Mo Mo jumps in my lap. I push her down. She jumps again. I push her down once more. After several unsuccessful attempts to stay put in my lap, she jumps once again. This time Mo Mo lays on her back and looks like a dead fluffy rag. She purrs contently as her paw gently strokes my face. Who can resist such charm? I caress her long silky hair and scratch behind her ears.
It's an animal-world secret, but all Mama cats give their children a "Kitten Play Book" when they are born. It is downloaded with their milk. That is why all cats know how to play the same manipulative games with their owners. I even over-heard one Mama cat teaching her kittens a bit of feline history: "Thousands of years ago, cats were worshipped as gods. Never forget this."
Wonderful. Mo Mo just jumped down from my lap and has left my little office. Quality time. That was all she needed. Finally I can get on with writing this column.
No such luck. Here comes Mo Mo again. Now she is doing the two-step on the computer keyboard leaving traces of kitty litter between the keys. Her next trick will be to double-click my computer mouse.

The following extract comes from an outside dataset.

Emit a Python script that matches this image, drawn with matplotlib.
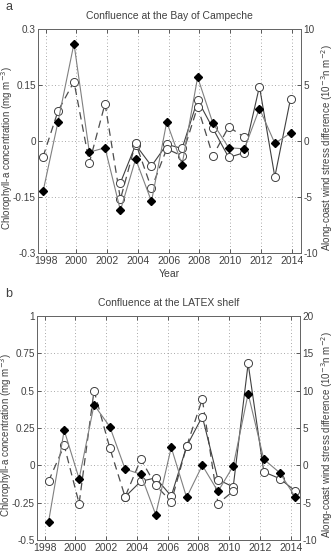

When I lock her in the spare bedroom, she jumps at anything not nailed down, causing enough commotion for me to come running. If I put her outside, she climbs on the window screen and becomes Mo Mo, the Ripper.
I have tried to ignore or out-stubborn this two-pound mass of purring insistence. Mo Mo always wins. She doesn't just have a plan "B" to get my attention. She has strategies all the way to "Z." Right now she is pawing the cordless phone buttons, making zany musical tunes.